Nous avons appliqué le même protocole pour l'accès à l'assurance automobile, et avons observé le même type de discrimination. Des tarifs différents sont proposés selon le sexe, le lieu de résidence et l'âge.

Nous avons par ailleurs demandé des devis auprès de 52 établissements de complémentaire santé. La jeune femme d'origine africaine reçoit moins fréquemment un accord de principe.

Pour la première fois, nous avons effectué des tests sur l'accès à la formation professionnelle pour adultes, dans lesquels l'individu plus âgé a significativement plus de chances d'obtenir une réponse positive. En revanche, les jeunes issus de l'immigration ou résidant dans un quartier prioritaire de la politique de la ville ont eu moins de retours positifs.

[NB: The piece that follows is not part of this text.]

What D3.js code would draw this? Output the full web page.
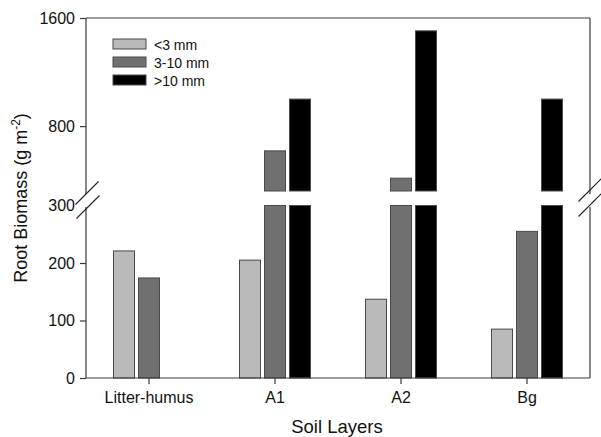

Les six individus fictifs ont par ailleurs sollicité 1 433 établissements proposant un hébergement de loisirs dans différentes régions. L'homme de 22 ans d'origine africaine avait significativement moins de retours positifs. Le lieu de résidence avait également un impact sur le taux de retour. Ces exemples démontrent que les effets du lieu de résidence et de l'origine ne sont pas toujours les mêmes. La discrimination liée à l'origine n'est pas significative dans les hôtels, en revanche elle s'exerce fortement dans les chambres d'hôtes et les campings.

Ces exemples révèlent la présence de discriminations sur les marchés auxquels on ne pense pas toujours, et pour lesquels on ne dispose pas d'études. Outre les études, le travail et le logement, les jeunes cumulent de nombreuses discriminations. Il existe parfois une dissociation entre l'origine ethnique des candidats et les personnes habitant dans certains quartiers. On observe une discrimination plus grande pour une personne d'origine africaine dans le rachat d'une petite entreprise, et une discrimination plus importante sur le marché des véhicules d'occasion pour les personnes vivant dans un quartier prioritaire de la politique de la ville. Les discriminations observées s'exercent d'une part sur l'accès ou non à un marché ou un service, mais également sur la qualité ou la nature du service, ou le tarif proposé.